JOB
Retype, exactly as they stand, the lines from the start of the data to the line that contains "Chart.register(...registerables);", both ends included. Leave the pictures out.

** start INFORMATION PROVIDED **

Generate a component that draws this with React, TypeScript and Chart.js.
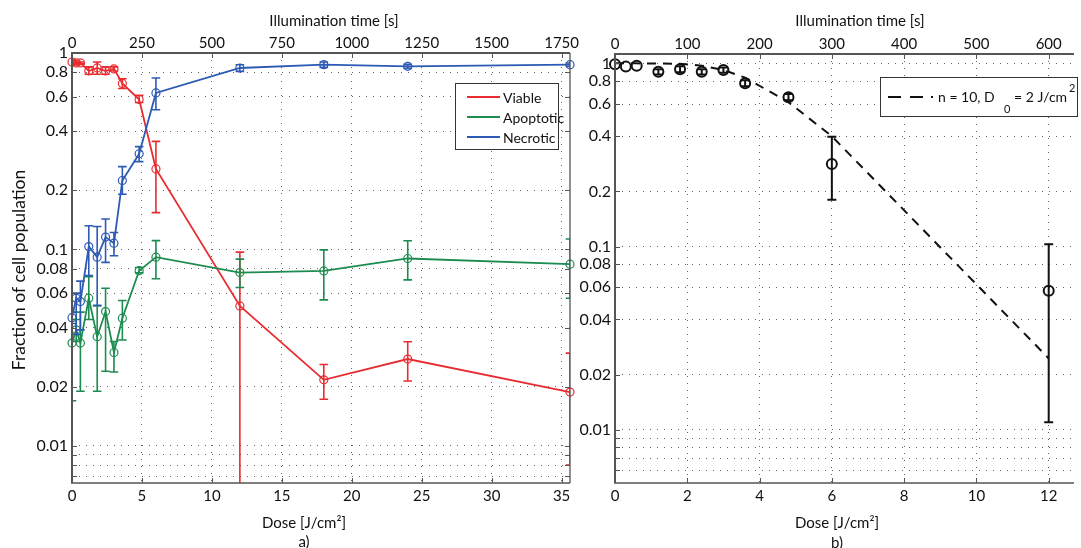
import React, { useEffect, useRef } from "react";
import { Chart, registerables } from "chart.js";
Chart.register(...registerables);

const FONT = "Lato, 'Open Sans', sans-serif";
const RED = "rgb(232, 44, 48)";
const GREEN = "rgb(28, 140, 80)";
const BLUE = "rgb(44, 90, 180)";
const GRID = "rgba(60,60,60,0.8)";
const AXIS = "#555";

// ---------- Panel a) ----------
const doseA = [0, 0.3, 0.6, 1.2, 1.8, 2.4, 3.0, 3.6, 4.8, 6, 12, 18, 24, 35.6];
const viable = [0.9, 0.89, 0.89, 0.81, 0.84, 0.81, 0.83, 0.7, 0.58, 0.257, 0.0516, 0.0217, 0.0277, 0.0188];
const viableHigh = [0.92, 0.91, 0.9, 0.85, 0.9, 0.85, 0.85, 0.74, 0.61, 0.355, 0.097, 0.026, 0.0339, 0.0297];
const viableLow = [0.88, 0.87, 0.88, 0.78, 0.78, 0.78, 0.81, 0.66, 0.56, 0.154, 0.001, 0.0173, 0.0214, 0.008];
const apoptotic = [0.0334, 0.039, 0.0334, 0.0565, 0.036, 0.0483, 0.0299, 0.0447, 0.078, 0.0914, 0.0763, 0.0778, 0.09, 0.0842];
const apoptoticHigh = [0.044, 0.044, 0.048, 0.0728, 0.0516, 0.0635, 0.034, 0.055, 0.081, 0.111, 0.0893, 0.0996, 0.1107, 0.113];
const apoptoticLow = [0.017, 0.034, 0.019, 0.044, 0.019, 0.024, 0.0238, 0.0346, 0.076, 0.071, 0.064, 0.0554, 0.07, 0.0565];
const necrotic = [0.045, 0.0565, 0.0543, 0.1035, 0.0914, 0.1156, 0.1077, 0.2245, 0.307, 0.626, 0.839, 0.872, 0.855, 0.872];
const necroticHigh = [0.048, 0.06, 0.069, 0.132, 0.131, 0.143, 0.122, 0.264, 0.334, 0.746, 0.872, 0.9, 0.875, 0.89];
const necroticLow = [0.042, 0.037, 0.039, 0.0736, 0.052, 0.086, 0.093, 0.191, 0.28, 0.514, 0.806, 0.845, 0.835, 0.855];
const doseTicksA = [0, 5, 10, 15, 20, 25, 30, 35];
const timeTicksA = [0, 250, 500, 750, 1000, 1250, 1500, 1750];
const yTicksA = [0.007, 0.008, 0.009, 0.01, 0.02, 0.04, 0.06, 0.08, 0.1, 0.2, 0.4, 0.6, 0.8, 1];
const yLabelsA = ["", "", "", "0.01", "0.02", "0.04", "0.06", "0.08", "0.1", "0.2", "0.4", "0.6", "0.8", "1"];
const legendA = ["Viable", "Apoptotic", "Necrotic"];

// ---------- Panel b) ----------
const doseB = [0, 0.3, 0.6, 1.2, 1.8, 2.4, 3.0, 3.6, 4.8, 6, 12];
const survival = [0.99, 0.96, 0.97, 0.9, 0.93, 0.9, 0.92, 0.78, 0.653, 0.282, 0.0573];
const survivalHigh = [0.99, 0.96, 0.97, 0.93, 0.965, 0.93, 0.95, 0.81, 0.68, 0.398, 0.103];
const survivalLow = [0.99, 0.96, 0.97, 0.87, 0.895, 0.87, 0.89, 0.75, 0.63, 0.18, 0.011];
const modelFit = [1, 1, 1, 0.9996, 0.995, 0.972, 0.92, 0.836, 0.614, 0.4, 0.0245];
const doseTicksB = [0, 2, 4, 6, 8, 10, 12];
const timeTicksB = [0, 100, 200, 300, 400, 500, 600];
const yTicksB = [0.006, 0.007, 0.008, 0.009, 0.01, 0.02, 0.04, 0.06, 0.08, 0.1, 0.2, 0.4, 0.6, 0.8, 1];
const yLabelsB = ["", "", "", "", "0.01", "0.02", "0.04", "0.06", "0.08", "0.1", "0.2", "0.4", "0.6", "0.8", "1"];

const labelFor = (list: number[], labels: string[]) => (v: any) => {
  const val = Number(v);
  const i = list.findIndex((t) => Math.abs(t - val) / t < 1e-6);
  return i >= 0 ? labels[i] : "";
};

function line(ctx: CanvasRenderingContext2D, x1: number, y1: number, x2: number, y2: number, w: number, color: string) {
  ctx.save();
  ctx.strokeStyle = color;
  ctx.lineWidth = w;
  ctx.beginPath();
  ctx.moveTo(x1, y1);
  ctx.lineTo(x2, y2);
  ctx.stroke();
  ctx.restore();
}

function text(ctx: CanvasRenderingContext2D, s: string, x: number, y: number, size: number, align: CanvasTextAlign = "center", baseline: CanvasTextBaseline = "middle") {
  ctx.save();
  ctx.font = `${size}px ${FONT}`;
  ctx.fillStyle = "#111";
  ctx.textAlign = align;
  ctx.textBaseline = baseline;
  ctx.fillText(s, x, y);
  ctx.restore();
}

function drawErrorBars(chart: any, cap: number) {
  const { ctx, chartArea } = chart;
  const xs = chart.scales.x;
  const ys = chart.scales.y;
  ctx.save();
  ctx.beginPath();
  ctx.rect(chartArea.left - 1, chartArea.top - 1, chartArea.right - chartArea.left + 1, chartArea.bottom - chartArea.top + 1);
  ctx.clip();
  chart.data.datasets.forEach((ds: any) => {
    if (!ds.errLow) return;
    ctx.strokeStyle = ds.borderColor;
    ctx.lineWidth = ds.errWidth || 1.6;
    ds.data.forEach((p: any, i: number) => {
      if (ds.errLow[i] === ds.errHigh[i]) return;
      const x = xs.getPixelForValue(p.x);
      const yl = ys.getPixelForValue(ds.errLow[i]);
      const yh = ys.getPixelForValue(ds.errHigh[i]);
      ctx.beginPath();
      ctx.moveTo(x, yl);
      ctx.lineTo(x, yh);
      ctx.moveTo(x - cap, yl);
      ctx.lineTo(x + cap, yl);
      ctx.moveTo(x - cap, yh);
      ctx.lineTo(x + cap, yh);
      ctx.stroke();
    });
  });
  ctx.restore();
}

function drawFrame(chart: any, rightBorder: boolean) {
  const { ctx, chartArea } = chart;
  const { left, right, top, bottom } = chartArea;
  const xs = chart.scales.x;
  const x2 = chart.scales.x2;
  const ys = chart.scales.y;
  const tl = 5;
  xs.ticks.forEach((t: any) => {
    const px = Math.round(xs.getPixelForValue(t.value)) + 0.5;
    line(ctx, px, bottom, px, bottom - tl, 1, AXIS);
  });
  x2.ticks.forEach((t: any) => {
    const px = Math.round(x2.getPixelForValue(t.value)) + 0.5;
    line(ctx, px, top, px, top + tl, 1, AXIS);
  });
  ys.ticks.forEach((t: any) => {
    const py = Math.round(ys.getPixelForValue(t.value)) + 0.5;
    line(ctx, left, py, left + tl, py, 1, AXIS);
    if (rightBorder) line(ctx, right, py, right - tl, py, 1, AXIS);
  });
  line(ctx, left, top, left, bottom, 2, AXIS);
  line(ctx, left - 1, bottom, right, bottom, 1.6, AXIS);
  line(ctx, left - 1, top, right, top, 2, AXIS);
  if (rightBorder) line(ctx, right, top, right, bottom, 1.3, AXIS);
}

const decorA = {
  id: "decorA",
  afterDatasetsDraw(chart: any) {
    drawErrorBars(chart, 4.3);
  },
  afterDraw(chart: any) {
    const ctx = chart.ctx as CanvasRenderingContext2D;
    drawFrame(chart, true);
    ctx.save();
    ctx.fillStyle = "#fff";
    ctx.fillRect(455, 83, 103, 66);
    ctx.strokeStyle = "#333";
    ctx.lineWidth = 1;
    ctx.strokeRect(455.5, 83.5, 103, 66);
    ctx.restore();
    const colors = [RED, GREEN, BLUE];
    legendA.forEach((s, i) => {
      const y = 97 + i * 20;
      line(ctx, 467, y, 500, y, 2, colors[i]);
      text(ctx, s, 503, y + 1, 14, "left");
    });
    text(ctx, "Illumination time [s]", 334, 21, 15);
    text(ctx, "Dose [J/cm²]", 304, 523, 15);
    text(ctx, "a)", 304, 542, 15);
    ctx.save();
    ctx.translate(19, 270);
    ctx.rotate(-Math.PI / 2);
    text(ctx, "Fraction of cell population", 0, 0, 17.5);
    ctx.restore();
  },
};

const decorB = {
  id: "decorB",
  afterDatasetsDraw(chart: any) {
    drawErrorBars(chart, 4.5);
  },
  afterDraw(chart: any) {
    const ctx = chart.ctx as CanvasRenderingContext2D;
    drawFrame(chart, false);
    ctx.save();
    ctx.fillStyle = "#fff";
    ctx.fillRect(880, 77, 197, 39);
    ctx.strokeStyle = "#333";
    ctx.lineWidth = 1;
    ctx.strokeRect(880.5, 77.5, 197, 39);
    ctx.restore();
    line(ctx, 888, 97, 901, 97, 2, "#111");
    line(ctx, 910, 97, 923, 97, 2, "#111");
    line(ctx, 931, 97, 933, 97, 2, "#111");
    const base = 102;
    text(ctx, "n = 10, D", 938, base, 14, "left", "alphabetic");
    text(ctx, "0", 1004, 113, 11, "left", "alphabetic");
    text(ctx, "= 2 J/cm", 1014, base, 14, "left", "alphabetic");
    text(ctx, "2", 1069, 92, 11, "left", "alphabetic");
    text(ctx, "Illumination time [s]", 860, 21, 15);
    text(ctx, "Dose [J/cm²]", 837, 523, 15);
    text(ctx, "b)", 837, 543, 15);
  },
};

const series = (label: string, xs: number[], ys: number[], lo: number[], hi: number[], color: string, order: number) => ({
  label,
  data: xs.map((x, i) => ({ x, y: ys[i] })),
  borderColor: color,
  backgroundColor: color,
  borderWidth: 1.8,
  pointRadius: 4,
  pointHoverRadius: 4,
  pointBorderWidth: 1.2,
  pointBorderColor: color,
  pointBackgroundColor: "rgba(255,255,255,0)",
  tension: 0,
  fill: false,
  clip: false,
  order,
  errLow: lo,
  errHigh: hi,
});

function scales(opts: {
  xMax: number; tMax: number; yMin: number; yMax: number;
  doseTicks: number[]; timeTicks: number[]; yTicks: number[]; yLabels: string[];
  yWidth: number; topH: number;
}) {
  const tickFont = { family: FONT, size: 15 };
  return {
    x: {
      type: "linear", position: "bottom", min: 0, max: opts.xMax,
      afterBuildTicks: (s: any) => { s.ticks = opts.doseTicks.map((v) => ({ value: v })); },
      afterFit: (s: any) => { s.height = 65; },
      ticks: { font: tickFont, color: "#111", padding: 4, maxRotation: 0, autoSkip: false, callback: (v: any) => String(v) },
      grid: { color: GRID, lineWidth: 1, drawTicks: false },
      border: { display: false, dash: [1, 6] },
    },
    x2: {
      type: "linear", position: "top", min: 0, max: opts.tMax,
      afterBuildTicks: (s: any) => { s.ticks = opts.timeTicks.map((v) => ({ value: v })); },
      afterFit: (s: any) => { s.height = opts.topH; },
      ticks: { font: tickFont, color: "#111", padding: 1, maxRotation: 0, autoSkip: false, callback: (v: any) => String(v) },
      grid: { display: false, drawTicks: false },
      border: { display: false },
    },
    y: {
      type: "logarithmic", position: "left", min: opts.yMin, max: opts.yMax,
      afterBuildTicks: (s: any) => { s.ticks = opts.yTicks.map((v) => ({ value: v })); },
      afterFit: (s: any) => { s.width = opts.yWidth; },
      ticks: { font: { family: FONT, size: 16 }, color: "#111", padding: 4, autoSkip: false, callback: labelFor(opts.yTicks, opts.yLabels) },
      grid: { color: GRID, lineWidth: 1, drawTicks: false },
      border: { display: false, dash: [1, 6] },
    },
  };
}

export default function App() {
  const refA = useRef<HTMLCanvasElement>(null);
  const refB = useRef<HTMLCanvasElement>(null);

  useEffect(() => {
    document.body.style.margin = "0";
    const chartA = new Chart(refA.current as HTMLCanvasElement, {
      type: "line",
      data: {
        datasets: [
          series("Viable", doseA, viable, viableLow, viableHigh, RED, 3),
          series("Apoptotic", doseA, apoptotic, apoptoticLow, apoptoticHigh, GREEN, 2),
          series("Necrotic", doseA, necrotic, necroticLow, necroticHigh, BLUE, 1),
        ] as any,
      },
      options: {
        responsive: false,
        animation: false,
        events: [],
        layout: { padding: { left: 0, right: 511, top: 0, bottom: 0 } },
        plugins: { legend: { display: false }, tooltip: { enabled: false } },
        scales: scales({
          xMax: 35.6, tMax: 1780, yMin: 0.00648, yMax: 1,
          doseTicks: doseTicksA, timeTicks: timeTicksA, yTicks: yTicksA, yLabels: yLabelsA,
          yWidth: 72, topH: 53,
        }) as any,
      },
      plugins: [decorA],
    });

    const chartB = new Chart(refB.current as HTMLCanvasElement, {
      type: "line",
      data: {
        datasets: [
          {
            label: "Survival",
            data: doseB.map((x, i) => ({ x, y: survival[i] })),
            showLine: false,
            borderColor: "#111",
            backgroundColor: "#111",
            pointRadius: 5,
            pointHoverRadius: 5,
            pointBorderWidth: 2,
            pointBorderColor: "#111",
            pointBackgroundColor: "rgba(255,255,255,0)",
            clip: false,
            errLow: survivalLow,
            errHigh: survivalHigh,
            errWidth: 2,
            order: 1,
          },
          {
            label: "n = 10, D0 = 2 J/cm2",
            data: doseB.map((x, i) => ({ x, y: modelFit[i] })),
            borderColor: "#111",
            borderWidth: 2,
            borderDash: [9, 7],
            pointRadius: 0,
            tension: 0,
            fill: false,
            clip: false,
            order: 2,
          },
        ] as any,
      },
      options: {
        responsive: false,
        animation: false,
        events: [],
        layout: { padding: { left: 0, right: 0, top: 0, bottom: 0 } },
        plugins: { legend: { display: false }, tooltip: { enabled: false } },
        scales: scales({
          xMax: 12.7, tMax: 635, yMin: 0.00512, yMax: 1.125,
          doseTicks: doseTicksB, timeTicks: timeTicksB, yTicks: yTicksB, yLabels: yLabelsB,
          yWidth: 615, topH: 54,
        }) as any,
      },
      plugins: [decorB],
    });

    return () => {
      chartA.destroy();
      chartB.destroy();
    };
  }, []);

  return (
    <div style={{ position: "relative", width: 1081, height: 548, background: "#fff", overflow: "hidden" }}>
      <canvas ref={refA} width={1081} height={548} style={{ position: "absolute", left: 0, top: 0 }} />
      <canvas ref={refB} width={1081} height={548} style={{ position: "absolute", left: 0, top: 0 }} />
    </div>
  );
}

** end INFORMATION PROVIDED **

WORKED ANSWER
Generate a component that draws this with React, TypeScript and Chart.js.
import React, { useEffect, useRef } from "react";
import { Chart, registerables } from "chart.js";
Chart.register(...registerables);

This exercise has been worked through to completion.